◆ TO BE DONE ◆
Do not repeat pictures. Repeat exactly the lines of the listing below from its first line through the line with "fillcolor=fill, line=dict(color=line or".

◆ DATA SECTION ◆

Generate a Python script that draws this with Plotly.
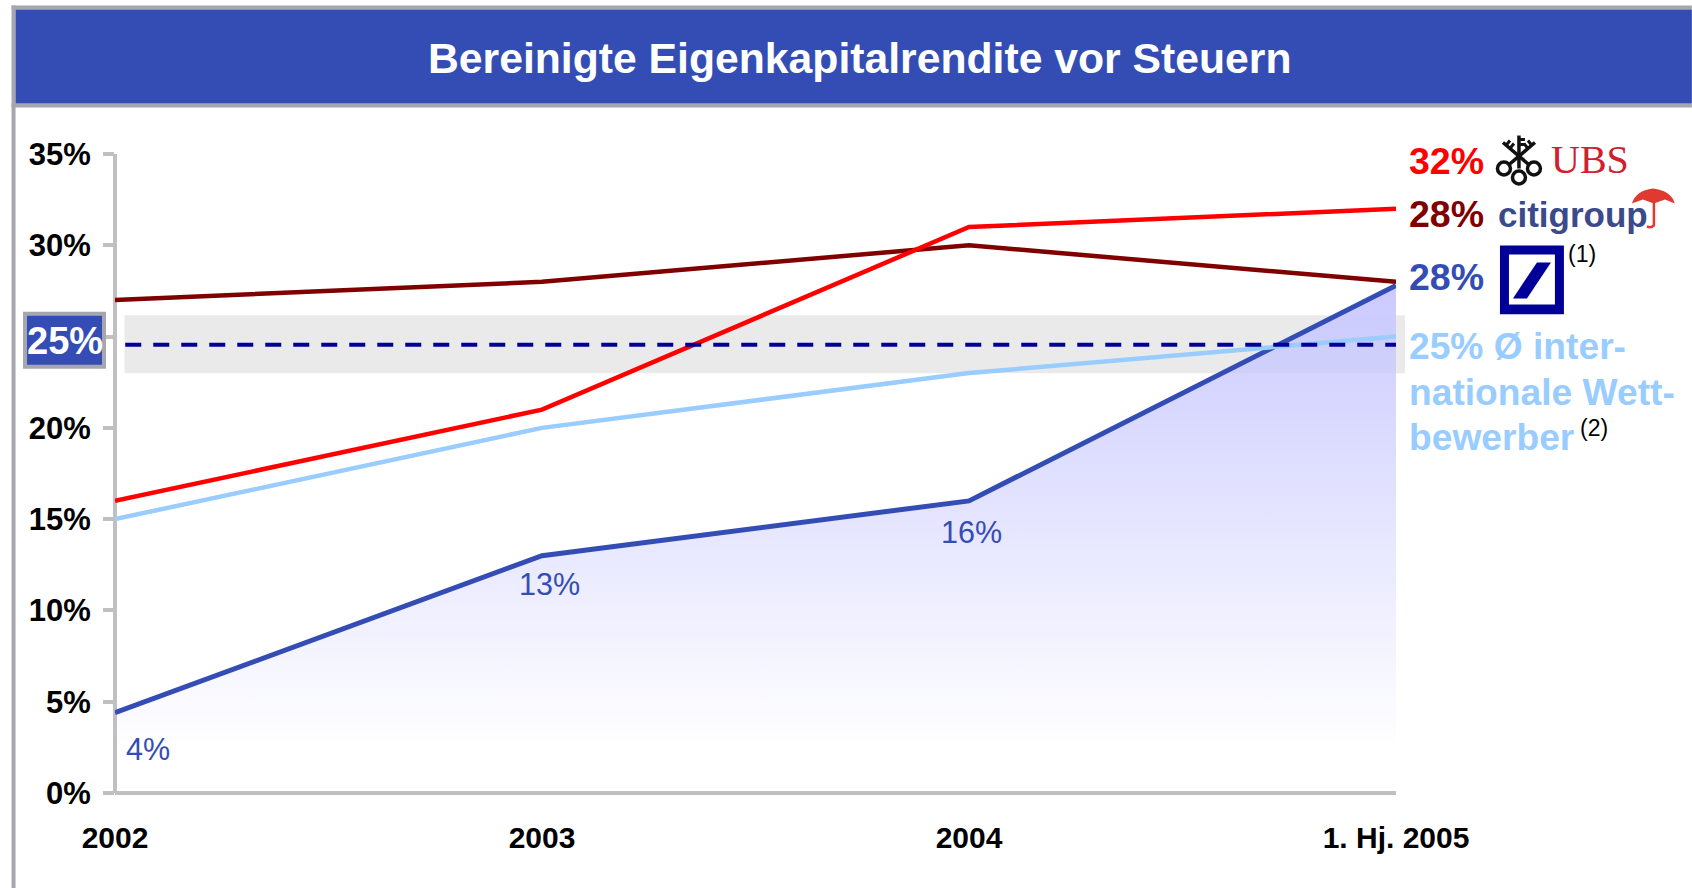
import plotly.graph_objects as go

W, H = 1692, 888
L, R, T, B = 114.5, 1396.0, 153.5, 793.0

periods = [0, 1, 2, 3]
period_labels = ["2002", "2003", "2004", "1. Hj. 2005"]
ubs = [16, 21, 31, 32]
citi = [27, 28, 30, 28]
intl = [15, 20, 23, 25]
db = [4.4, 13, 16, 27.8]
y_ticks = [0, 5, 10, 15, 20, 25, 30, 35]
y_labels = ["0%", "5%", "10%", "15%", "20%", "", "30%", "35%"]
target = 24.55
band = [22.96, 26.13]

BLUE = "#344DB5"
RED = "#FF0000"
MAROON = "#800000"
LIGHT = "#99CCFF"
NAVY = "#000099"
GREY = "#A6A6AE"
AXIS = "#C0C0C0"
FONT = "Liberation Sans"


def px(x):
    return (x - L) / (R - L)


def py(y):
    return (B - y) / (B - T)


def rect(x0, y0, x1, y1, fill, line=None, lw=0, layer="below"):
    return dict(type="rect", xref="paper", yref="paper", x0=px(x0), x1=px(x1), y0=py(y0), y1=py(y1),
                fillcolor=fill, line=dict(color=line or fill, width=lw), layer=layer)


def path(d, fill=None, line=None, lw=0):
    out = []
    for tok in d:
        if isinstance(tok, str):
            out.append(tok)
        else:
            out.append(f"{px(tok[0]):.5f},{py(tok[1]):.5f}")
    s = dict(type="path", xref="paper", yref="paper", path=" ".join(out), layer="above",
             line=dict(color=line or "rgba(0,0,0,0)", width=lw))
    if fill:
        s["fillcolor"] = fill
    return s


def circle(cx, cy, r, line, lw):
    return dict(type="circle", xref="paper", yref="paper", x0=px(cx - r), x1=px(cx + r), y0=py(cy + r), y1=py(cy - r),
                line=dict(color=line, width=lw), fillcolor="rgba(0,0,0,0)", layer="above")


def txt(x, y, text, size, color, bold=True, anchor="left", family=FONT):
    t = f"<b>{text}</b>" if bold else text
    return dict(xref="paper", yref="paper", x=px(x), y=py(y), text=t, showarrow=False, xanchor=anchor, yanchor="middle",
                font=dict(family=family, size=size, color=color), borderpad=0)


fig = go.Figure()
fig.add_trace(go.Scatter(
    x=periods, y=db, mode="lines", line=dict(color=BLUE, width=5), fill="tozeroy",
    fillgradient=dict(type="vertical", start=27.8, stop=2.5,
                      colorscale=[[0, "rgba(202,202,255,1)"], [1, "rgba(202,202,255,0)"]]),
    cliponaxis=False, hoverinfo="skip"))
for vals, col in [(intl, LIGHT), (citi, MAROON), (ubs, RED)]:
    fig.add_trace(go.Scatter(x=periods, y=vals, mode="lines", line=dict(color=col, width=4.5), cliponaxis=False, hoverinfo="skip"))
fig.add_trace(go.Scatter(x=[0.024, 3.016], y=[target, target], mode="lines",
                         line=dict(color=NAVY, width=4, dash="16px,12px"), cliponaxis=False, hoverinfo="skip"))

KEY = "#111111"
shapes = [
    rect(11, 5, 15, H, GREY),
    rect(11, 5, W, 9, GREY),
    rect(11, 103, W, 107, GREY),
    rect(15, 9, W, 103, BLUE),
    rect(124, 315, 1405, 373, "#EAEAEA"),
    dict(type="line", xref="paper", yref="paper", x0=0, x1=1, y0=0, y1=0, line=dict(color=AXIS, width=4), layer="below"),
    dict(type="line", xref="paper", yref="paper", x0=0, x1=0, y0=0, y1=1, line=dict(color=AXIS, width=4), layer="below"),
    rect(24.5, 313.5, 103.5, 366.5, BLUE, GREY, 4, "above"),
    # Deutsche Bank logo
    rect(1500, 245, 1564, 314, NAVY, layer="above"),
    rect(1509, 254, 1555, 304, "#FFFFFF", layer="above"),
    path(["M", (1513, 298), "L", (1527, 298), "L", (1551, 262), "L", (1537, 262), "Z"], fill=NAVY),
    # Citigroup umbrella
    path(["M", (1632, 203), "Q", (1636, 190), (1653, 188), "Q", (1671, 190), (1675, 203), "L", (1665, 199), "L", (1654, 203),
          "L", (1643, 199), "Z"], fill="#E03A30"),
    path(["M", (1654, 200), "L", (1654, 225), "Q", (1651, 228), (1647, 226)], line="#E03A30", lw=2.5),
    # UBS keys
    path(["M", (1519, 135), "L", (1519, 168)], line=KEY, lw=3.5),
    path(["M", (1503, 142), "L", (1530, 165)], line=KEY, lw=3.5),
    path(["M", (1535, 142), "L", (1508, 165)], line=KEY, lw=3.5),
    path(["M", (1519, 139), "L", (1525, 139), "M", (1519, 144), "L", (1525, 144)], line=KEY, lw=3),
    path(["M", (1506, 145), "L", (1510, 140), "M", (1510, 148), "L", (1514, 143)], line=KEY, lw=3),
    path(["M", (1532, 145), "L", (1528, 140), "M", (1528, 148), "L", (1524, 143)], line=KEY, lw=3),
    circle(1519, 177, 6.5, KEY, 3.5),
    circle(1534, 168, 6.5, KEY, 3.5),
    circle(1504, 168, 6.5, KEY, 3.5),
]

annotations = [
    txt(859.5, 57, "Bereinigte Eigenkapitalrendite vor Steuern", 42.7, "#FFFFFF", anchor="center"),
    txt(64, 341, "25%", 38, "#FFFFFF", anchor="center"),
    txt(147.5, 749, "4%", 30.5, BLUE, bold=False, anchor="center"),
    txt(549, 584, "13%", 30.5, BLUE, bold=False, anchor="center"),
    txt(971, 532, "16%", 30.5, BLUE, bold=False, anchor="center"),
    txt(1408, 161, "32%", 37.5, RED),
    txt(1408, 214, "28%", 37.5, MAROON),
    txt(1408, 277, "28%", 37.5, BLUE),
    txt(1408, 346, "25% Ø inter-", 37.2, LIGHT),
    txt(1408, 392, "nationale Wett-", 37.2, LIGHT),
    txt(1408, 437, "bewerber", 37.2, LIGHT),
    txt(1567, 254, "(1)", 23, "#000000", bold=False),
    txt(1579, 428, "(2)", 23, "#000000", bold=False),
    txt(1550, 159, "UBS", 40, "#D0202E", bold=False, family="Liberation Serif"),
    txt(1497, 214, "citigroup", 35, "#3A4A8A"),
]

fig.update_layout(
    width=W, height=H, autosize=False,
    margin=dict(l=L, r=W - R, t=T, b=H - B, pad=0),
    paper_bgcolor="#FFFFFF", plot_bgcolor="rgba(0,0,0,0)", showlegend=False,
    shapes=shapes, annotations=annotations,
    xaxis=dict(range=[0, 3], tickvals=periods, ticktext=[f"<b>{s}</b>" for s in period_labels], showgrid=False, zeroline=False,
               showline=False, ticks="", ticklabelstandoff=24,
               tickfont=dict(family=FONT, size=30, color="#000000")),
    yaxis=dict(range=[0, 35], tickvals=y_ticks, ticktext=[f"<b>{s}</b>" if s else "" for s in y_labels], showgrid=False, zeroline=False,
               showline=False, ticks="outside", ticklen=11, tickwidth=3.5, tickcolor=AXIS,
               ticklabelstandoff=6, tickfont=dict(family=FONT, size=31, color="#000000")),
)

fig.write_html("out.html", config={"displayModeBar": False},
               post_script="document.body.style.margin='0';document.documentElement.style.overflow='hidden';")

◆ SOLUTION FOR THIS PROBLEM ◆
Generate a Python script that draws this with Plotly.
import plotly.graph_objects as go

W, H = 1692, 888
L, R, T, B = 114.5, 1396.0, 153.5, 793.0

periods = [0, 1, 2, 3]
period_labels = ["2002", "2003", "2004", "1. Hj. 2005"]
ubs = [16, 21, 31, 32]
citi = [27, 28, 30, 28]
intl = [15, 20, 23, 25]
db = [4.4, 13, 16, 27.8]
y_ticks = [0, 5, 10, 15, 20, 25, 30, 35]
y_labels = ["0%", "5%", "10%", "15%", "20%", "", "30%", "35%"]
target = 24.55
band = [22.96, 26.13]

BLUE = "#344DB5"
RED = "#FF0000"
MAROON = "#800000"
LIGHT = "#99CCFF"
NAVY = "#000099"
GREY = "#A6A6AE"
AXIS = "#C0C0C0"
FONT = "Liberation Sans"


def px(x):
    return (x - L) / (R - L)


def py(y):
    return (B - y) / (B - T)


def rect(x0, y0, x1, y1, fill, line=None, lw=0, layer="below"):
    return dict(type="rect", xref="paper", yref="paper", x0=px(x0), x1=px(x1), y0=py(y0), y1=py(y1),
                fillcolor=fill, line=dict(color=line or fill, width=lw), layer=layer)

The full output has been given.